(Reuters) -The city of Columbus, Ohio said on Friday that it reached a $10 million settlement with the family of Andre Hill, an unarmed Black man fatally shot in December by a police officer who was subsequently fired and indicted.
Hill, 47, was shot and killed by Adam Coy, a 44-year-old white man, on Dec. 22. Coy, a 19-year-veteran of the Columbus police force, was responding to a non-emergency nuisance call about car noise.
Footage from Coy's body-worn camera showed Hill emerging from the shadows of the garage holding up a glowing cell phone in one hand before Coy opened fire on him. Hill died a short time later at a hospital.
Columbus City Attorney Zach Klein called the settlement the largest of its kind in the history of Ohio's capital city.

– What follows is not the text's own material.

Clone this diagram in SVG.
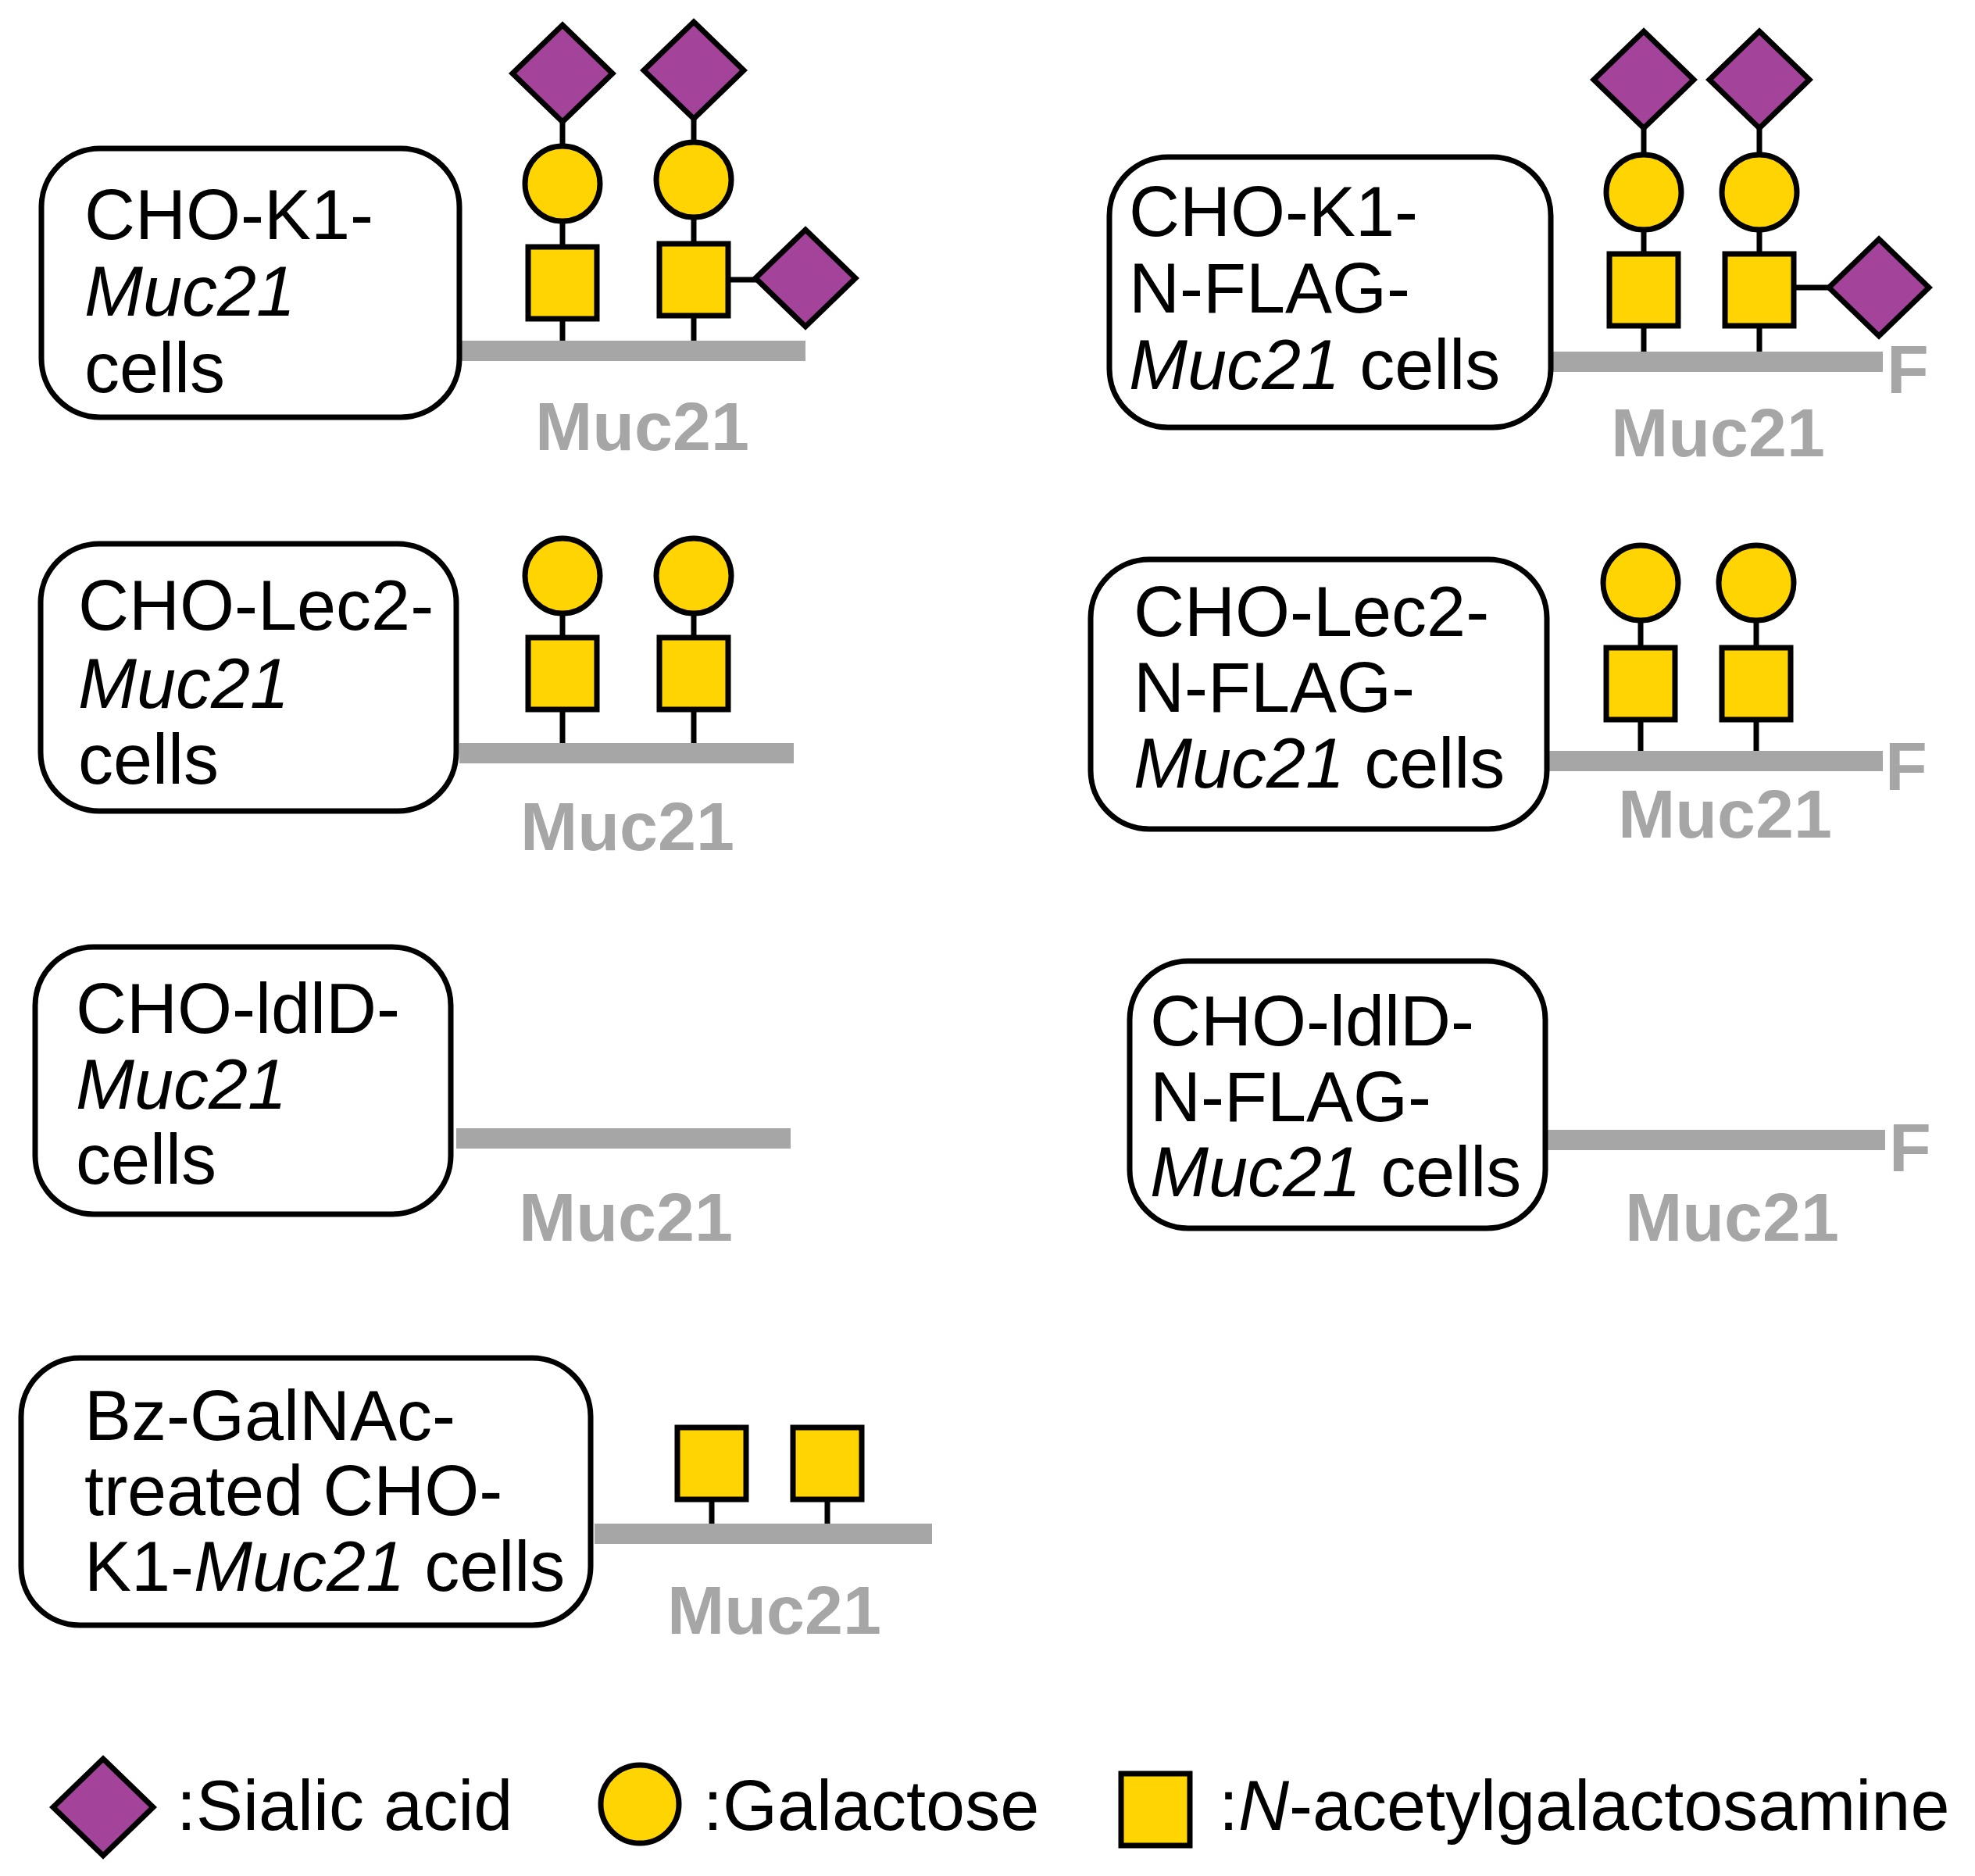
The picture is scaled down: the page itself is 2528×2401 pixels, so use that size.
<svg xmlns="http://www.w3.org/2000/svg" xmlns:xlink="http://www.w3.org/1999/xlink" width="2528" height="2401" viewBox="0 0 2528 2401">
<style>
.box{fill:#fff;stroke:#000;stroke-width:7}
.t{font-family:"Liberation Sans",Arial,sans-serif;font-size:90px;fill:#000}
.i{font-style:italic}
.lab{font-family:"Liberation Sans",Arial,sans-serif;font-size:88px;font-weight:bold;fill:#a6a6a6}
.bar{stroke:#a6a6a6;stroke-width:26}
.stem{stroke:#000;stroke-width:7}
.sa{fill:#a4439a;stroke:#000;stroke-width:7;stroke-linejoin:miter}
.gal{fill:#ffd400;stroke:#000;stroke-width:7}
</style>
<defs>
<path id="dia" class="sa" d="M0,-62 L64,0 L0,62 L-64,0 Z"/>
<circle id="cir" class="gal" r="48"/>
<rect id="sq" class="gal" x="-44" y="-46" width="88" height="92"/>
</defs>
<g id="connectors">
<line class="bar" x1="588" y1="449" x2="1031" y2="449"/>
<line class="stem" x1="720" y1="94" x2="720" y2="436"/>
<line class="stem" x1="888" y1="90" x2="888" y2="436"/>
<line class="stem" x1="888" y1="358" x2="1031" y2="358"/>
<line class="bar" x1="1983" y1="463" x2="2410" y2="463"/>
<line class="stem" x1="2104" y1="102" x2="2104" y2="450"/>
<line class="stem" x1="2252" y1="102" x2="2252" y2="450"/>
<line class="stem" x1="2252" y1="368" x2="2405" y2="368"/>
<line class="bar" x1="588" y1="964" x2="1016" y2="964"/>
<line class="stem" x1="720" y1="737" x2="720" y2="951"/>
<line class="stem" x1="888" y1="737" x2="888" y2="951"/>
<line class="bar" x1="1983" y1="974" x2="2410" y2="974"/>
<line class="stem" x1="2100" y1="746" x2="2100" y2="961"/>
<line class="stem" x1="2248" y1="746" x2="2248" y2="961"/>
<line class="bar" x1="584" y1="1457" x2="1012" y2="1457"/>
<line class="bar" x1="1980" y1="1459" x2="2413" y2="1459"/>
<line class="bar" x1="761" y1="1963" x2="1193" y2="1963"/>
<line class="stem" x1="911" y1="1873" x2="911" y2="1950"/>
<line class="stem" x1="1059" y1="1873" x2="1059" y2="1950"/>
</g>
<g id="p1">
<rect class="box" x="53" y="190" width="535" height="344" rx="75"/>
<text class="t" x="108" y="306">CHO-K1-</text>
<text class="t i" x="108" y="404">Muc21</text>
<text class="t" x="108" y="502">cells</text>
<use href="#dia" x="720" y="94"/><use href="#cir" x="720" y="235"/><use href="#sq" x="720" y="362"/>
<use href="#dia" x="888" y="90"/><use href="#cir" x="888" y="230"/><use href="#sq" x="888" y="358"/>
<use href="#dia" x="1031" y="356"/>
<text class="lab" x="685" y="576">Muc21</text>
</g>
<g id="p2">
<rect class="box" x="1420" y="201" width="565" height="346" rx="75"/>
<text class="t" x="1445" y="302">CHO-K1-</text>
<text class="t" x="1445" y="400">N-FLAG-</text>
<text class="t" x="1445" y="498"><tspan class="i">Muc21</tspan> cells</text>
<use href="#dia" x="2104" y="102"/><use href="#cir" x="2104" y="246"/><use href="#sq" x="2104" y="371"/>
<use href="#dia" x="2252" y="102"/><use href="#cir" x="2252" y="246"/><use href="#sq" x="2252" y="371"/>
<use href="#dia" x="2405" y="368"/>
<text class="lab" x="2415" y="503">F</text>
<text class="lab" x="2062" y="584">Muc21</text>
</g>
<g id="p3">
<rect class="box" x="52" y="696" width="532" height="342" rx="75"/>
<text class="t" x="100" y="806">CHO-Lec2-</text>
<text class="t i" x="100" y="906">Muc21</text>
<text class="t" x="100" y="1003">cells</text>
<use href="#cir" x="720" y="737"/><use href="#sq" x="720" y="862"/>
<use href="#cir" x="888" y="737"/><use href="#sq" x="888" y="862"/>
<text class="lab" x="666" y="1088">Muc21</text>
</g>
<g id="p4">
<rect class="box" x="1396" y="716" width="584" height="345" rx="75"/>
<text class="t" x="1451" y="814">CHO-Lec2-</text>
<text class="t" x="1451" y="911">N-FLAG-</text>
<text class="t" x="1451" y="1008"><tspan class="i">Muc21</tspan> cells</text>
<use href="#cir" x="2100" y="746"/><use href="#sq" x="2100" y="875"/>
<use href="#cir" x="2248" y="746"/><use href="#sq" x="2248" y="875"/>
<text class="lab" x="2413" y="1011">F</text>
<text class="lab" x="2071" y="1072">Muc21</text>
</g>
<g id="p5">
<rect class="box" x="45" y="1212" width="532" height="342" rx="75"/>
<text class="t" x="97" y="1322">CHO-ldlD-</text>
<text class="t i" x="97" y="1419">Muc21</text>
<text class="t" x="97" y="1515">cells</text>
<text class="lab" x="664" y="1588">Muc21</text>
</g>
<g id="p6">
<rect class="box" x="1446" y="1230" width="532" height="342" rx="75"/>
<text class="t" x="1472" y="1338">CHO-ldlD-</text>
<text class="t" x="1472" y="1435">N-FLAG-</text>
<text class="t" x="1472" y="1531"><tspan class="i">Muc21</tspan> cells</text>
<text class="lab" x="2418" y="1499">F</text>
<text class="lab" x="2080" y="1588">Muc21</text>
</g>
<g id="p7">
<rect class="box" x="27" y="1738" width="729" height="342" rx="75"/>
<text class="t" x="108" y="1843">Bz-GalNAc-</text>
<text class="t" x="108" y="1939">treated CHO-</text>
<text class="t" x="108" y="2036">K1-<tspan class="i">Muc21</tspan> cells</text>
<use href="#sq" x="911" y="1873"/><use href="#sq" x="1059" y="1873"/>
<text class="lab" x="854" y="2091">Muc21</text>
</g>
<g id="legend">
<use href="#dia" x="132" y="2313"/>
<text class="t" x="226" y="2342">:Sialic acid</text>
<circle class="gal" cx="819" cy="2309" r="50"/>
<text class="t" x="900" y="2342">:Galactose</text>
<rect class="gal" x="1435" y="2270" width="88" height="92"/>
<text class="t" x="1560" y="2342">:<tspan class="i">N</tspan>-acetylgalactosamine</text>
</g>
</svg>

"No amount of money will ever bring Andre Hill back to his family, but we believe this is an important and necessary step in the right direction," Klein said in a statement.
"Now all those involved can begin to heal," Hill's family said in the same statement.
A series of police killings of Black people have highlighted longstanding accusations of racial injustice in U.S. law enforcement.
Last summer, high-profile deaths in Minneapolis, Atlanta and Louisville and elsewhere triggered nationwide protests that pushed police reform to the top of the U.S. political agenda.
Coy, who was fired by the police force a week after the shooting, was indicted by a grand jury on one charge of murder, one charge of felonious assault and two counts of dereliction of duty on Feb. 3.
Coy pleaded not guilty to the charges two days later. WSYX, an ABC affiliate in Columbus, reported that he was released from jail on a $1 million bond on Feb. 9.
Coy told other police officers that he thought Hill was holding a gun and he feared for his life.
Ohio Attorney General Dave Yost said in February that no weapons were found at the scene.
In addition to the financial settlement, the City of Columbus will rename the gymnasium located inside a community center, the Andre Hill Gymnasium, Klein said.